Officials of the Naval Sea Systems Command's aircraft carrier program office selected the NAVSSI to carry out navigation-control functions for the new-build carrier USS Ronald Reagan (CVN-76), after they had installed the Litton-built IBS aboard the Truman and partly integrated systems, linked to the NAVSSI, aboard CVNs 73 and 74.

The Ticonderoga-class cruisers scheduled to get the Litton IBS through the Smart Ship program also are equipped with NAVSSI.

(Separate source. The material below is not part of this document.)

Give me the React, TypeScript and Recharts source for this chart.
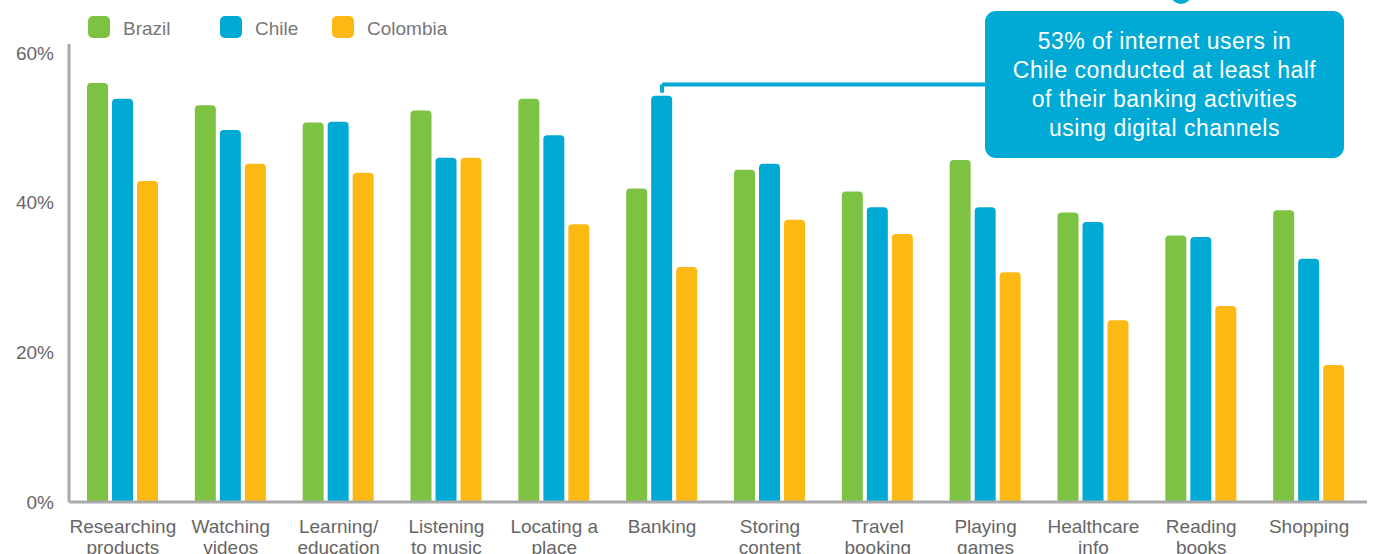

Litton and Raytheon officials say they expect to receive Navy ECDIS-N certification from NIMA for their respective IBS software, the Litton VT 2100 and Raytheon Pathfinder Mk 2, by late summer or early fall. SPAWAR officials say that NAVSSI also will be certified as ECDIS-N compliant probably late this year.

The Navy's ECDIS-N according to the March 1998 Chief of Naval Operations policy letter, aims at shifting the fleet from the use of paper charts to an all-electric charting capability as defined by NIMA.

ECDIS-N is to be a common Navy ship standard, to which commercial ECDIS systems must comply. ECDIS-N lays out standards for precise levels of navigation accuracy such as line-of-position fixes, dead reckoning, and radar and visual reads. In September 2000, Litton officials said their VT 2000 VMS had received commercial ECDIS certification from Det Norske Veritas, a Norway-based commercial certification organization. Raytheon early this year planned to submit its Pathfinder to the International Maritime Organization for certification, which it says, will be a "first step" towards ECDIS-N compliance.

Litton and Raytheon engineers are adapting their commercial ECDIS to be easily modified to meet the ECDIS-N requirements. They point out, though, that in late 2000 the NIMA had not completed development of elements of the ECDIS-N specification, including a "presentation library" called GeoSym 4.

A key criterion for compliance is compatibility with "direct-read" software that will easily display electronic charts. Raytheon and Litton officials say, however, that Navy standards for "direct read" have not been completed. Both companies meanwhile are adapting their commercial ECDIS to be easily modified to meet the ECDIS-N requirements.